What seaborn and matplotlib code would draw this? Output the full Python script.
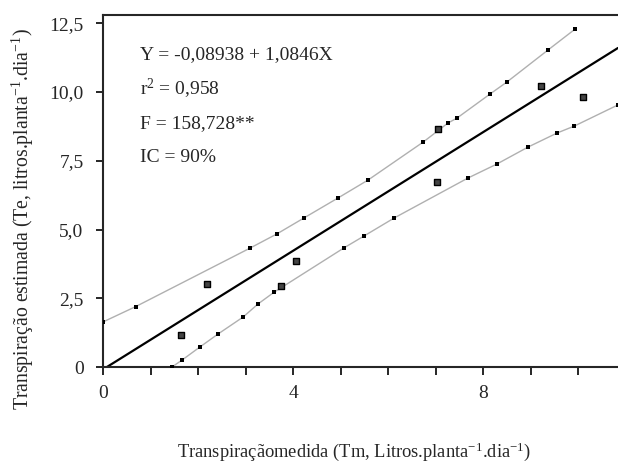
import matplotlib
matplotlib.use("Agg")
import matplotlib.pyplot as plt
import seaborn as sns
import pandas as pd

# measured vs estimated transpiration (observed points)
obs_x = [1.64, 2.19, 3.75, 4.06, 7.03, 7.05, 9.22, 10.10]
obs_y = [1.16, 3.02, 2.95, 3.85, 6.73, 8.65, 10.22, 9.82]

# fitted line, read at both ends
reg_x = [0.08, 10.84]
reg_y = [0.0, 11.60]

# upper and lower 90% band
up_x = [0.0, 0.69, 3.09, 3.66, 4.23, 4.95, 5.58, 6.74, 7.26, 7.45, 8.15, 8.50, 9.37, 9.94]
up_y = [1.64, 2.20, 4.32, 4.84, 5.42, 6.15, 6.80, 8.18, 8.87, 9.05, 9.93, 10.36, 11.53, 12.29]
lo_x = [1.45, 1.66, 2.04, 2.42, 2.95, 3.26, 3.60, 5.07, 5.49, 6.13, 7.68, 8.29, 8.95, 9.56, 9.92, 10.84]
lo_y = [0.0, 0.25, 0.73, 1.20, 1.82, 2.29, 2.72, 4.33, 4.76, 5.42, 6.87, 7.38, 8.00, 8.51, 8.76, 9.53]

y_ticks = [0, 2.5, 5.0, 7.5, 10.0, 12.5]
y_labels = ["0", "2,5", "5,0", "7,5", "10,0", "12,5"]
x_ticks = list(range(0, 11))
x_labels = ["0", "", "", "", "4", "", "", "", "8", "", ""]

stats_lines = ["Y = -0,08938 + 1,0846X", "r$^2$ = 0,958", "F = 158,728**", "IC = 90%"]

sns.set_style("ticks")
plt.rcParams["font.family"] = ["Liberation Serif", "DejaVu Serif"]
plt.rcParams["mathtext.fontset"] = "custom"
plt.rcParams["mathtext.rm"] = "Liberation Serif"
plt.rcParams["mathtext.it"] = "Liberation Serif:italic"
plt.rcParams["font.size"] = 14

fig = plt.figure(figsize=(6.18, 4.67), dpi=100)
ax = fig.add_axes([0.1667, 0.214, 0.8333, 0.754])

df_up = pd.DataFrame({"x": up_x, "y": up_y})
df_lo = pd.DataFrame({"x": lo_x, "y": lo_y})
for d in (df_up, df_lo):
    sns.lineplot(data=d, x="x", y="y", ax=ax, color="#b0b0b0", linewidth=1.0,
                 sort=False, estimator=None)
    sns.scatterplot(data=d, x="x", y="y", ax=ax, color="black", marker="s",
                    s=5, linewidth=0, zorder=3)

sns.lineplot(x=reg_x, y=reg_y, ax=ax, color="black", linewidth=1.6, estimator=None)
sns.scatterplot(x=obs_x, y=obs_y, ax=ax, marker="s", s=20, color="#444444",
                edgecolor="black", linewidth=1.0, zorder=4)

ax.set_xlim(0, 10.84)
ax.set_ylim(0, 12.8)
ax.set_xticks(x_ticks)
ax.set_xticklabels(x_labels)
ax.set_yticks(y_ticks)
ax.set_yticklabels(y_labels)
ax.tick_params(axis="x", direction="out", length=6, width=1.4, pad=7, labelsize=14)
ax.tick_params(axis="y", direction="out", length=5, width=1.4, pad=9, labelsize=14)

for side in ("left", "bottom", "top"):
    ax.spines[side].set_linewidth(1.5)
ax.spines["right"].set_visible(False)

ax.set_xlabel("Transpiraçãomedida (Tm, Litros.planta$^{-1}$.dia$^{-1}$)", fontsize=13.3,
              va="center")
ax.set_ylabel("Transpiração estimada (Te, litros.planta$^{-1}$.dia$^{-1}$)", fontsize=14.2,
              va="center")
ax.xaxis.set_label_coords(0.487, -0.24)
ax.yaxis.set_label_coords(-0.155, 0.42)

for i, line in enumerate(stats_lines):
    ax.text(0.072, 0.886 - i * 0.097, line, transform=ax.transAxes,
            fontsize=14, va="center", ha="left")

fig.savefig("out.png", dpi=100)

++++++++++++++++++++

*WORK REQUIRED*. Repeat the listing in full and exactly. Do not include any images.

*FINAL ANSWER*.
What seaborn and matplotlib code would draw this? Output the full Python script.
import matplotlib
matplotlib.use("Agg")
import matplotlib.pyplot as plt
import seaborn as sns
import pandas as pd

# measured vs estimated transpiration (observed points)
obs_x = [1.64, 2.19, 3.75, 4.06, 7.03, 7.05, 9.22, 10.10]
obs_y = [1.16, 3.02, 2.95, 3.85, 6.73, 8.65, 10.22, 9.82]

# fitted line, read at both ends
reg_x = [0.08, 10.84]
reg_y = [0.0, 11.60]

# upper and lower 90% band
up_x = [0.0, 0.69, 3.09, 3.66, 4.23, 4.95, 5.58, 6.74, 7.26, 7.45, 8.15, 8.50, 9.37, 9.94]
up_y = [1.64, 2.20, 4.32, 4.84, 5.42, 6.15, 6.80, 8.18, 8.87, 9.05, 9.93, 10.36, 11.53, 12.29]
lo_x = [1.45, 1.66, 2.04, 2.42, 2.95, 3.26, 3.60, 5.07, 5.49, 6.13, 7.68, 8.29, 8.95, 9.56, 9.92, 10.84]
lo_y = [0.0, 0.25, 0.73, 1.20, 1.82, 2.29, 2.72, 4.33, 4.76, 5.42, 6.87, 7.38, 8.00, 8.51, 8.76, 9.53]

y_ticks = [0, 2.5, 5.0, 7.5, 10.0, 12.5]
y_labels = ["0", "2,5", "5,0", "7,5", "10,0", "12,5"]
x_ticks = list(range(0, 11))
x_labels = ["0", "", "", "", "4", "", "", "", "8", "", ""]

stats_lines = ["Y = -0,08938 + 1,0846X", "r$^2$ = 0,958", "F = 158,728**", "IC = 90%"]

sns.set_style("ticks")
plt.rcParams["font.family"] = ["Liberation Serif", "DejaVu Serif"]
plt.rcParams["mathtext.fontset"] = "custom"
plt.rcParams["mathtext.rm"] = "Liberation Serif"
plt.rcParams["mathtext.it"] = "Liberation Serif:italic"
plt.rcParams["font.size"] = 14

fig = plt.figure(figsize=(6.18, 4.67), dpi=100)
ax = fig.add_axes([0.1667, 0.214, 0.8333, 0.754])

df_up = pd.DataFrame({"x": up_x, "y": up_y})
df_lo = pd.DataFrame({"x": lo_x, "y": lo_y})
for d in (df_up, df_lo):
    sns.lineplot(data=d, x="x", y="y", ax=ax, color="#b0b0b0", linewidth=1.0,
                 sort=False, estimator=None)
    sns.scatterplot(data=d, x="x", y="y", ax=ax, color="black", marker="s",
                    s=5, linewidth=0, zorder=3)

sns.lineplot(x=reg_x, y=reg_y, ax=ax, color="black", linewidth=1.6, estimator=None)
sns.scatterplot(x=obs_x, y=obs_y, ax=ax, marker="s", s=20, color="#444444",
                edgecolor="black", linewidth=1.0, zorder=4)

ax.set_xlim(0, 10.84)
ax.set_ylim(0, 12.8)
ax.set_xticks(x_ticks)
ax.set_xticklabels(x_labels)
ax.set_yticks(y_ticks)
ax.set_yticklabels(y_labels)
ax.tick_params(axis="x", direction="out", length=6, width=1.4, pad=7, labelsize=14)
ax.tick_params(axis="y", direction="out", length=5, width=1.4, pad=9, labelsize=14)

for side in ("left", "bottom", "top"):
    ax.spines[side].set_linewidth(1.5)
ax.spines["right"].set_visible(False)

ax.set_xlabel("Transpiraçãomedida (Tm, Litros.planta$^{-1}$.dia$^{-1}$)", fontsize=13.3,
              va="center")
ax.set_ylabel("Transpiração estimada (Te, litros.planta$^{-1}$.dia$^{-1}$)", fontsize=14.2,
              va="center")
ax.xaxis.set_label_coords(0.487, -0.24)
ax.yaxis.set_label_coords(-0.155, 0.42)

for i, line in enumerate(stats_lines):
    ax.text(0.072, 0.886 - i * 0.097, line, transform=ax.transAxes,
            fontsize=14, va="center", ha="left")

fig.savefig("out.png", dpi=100)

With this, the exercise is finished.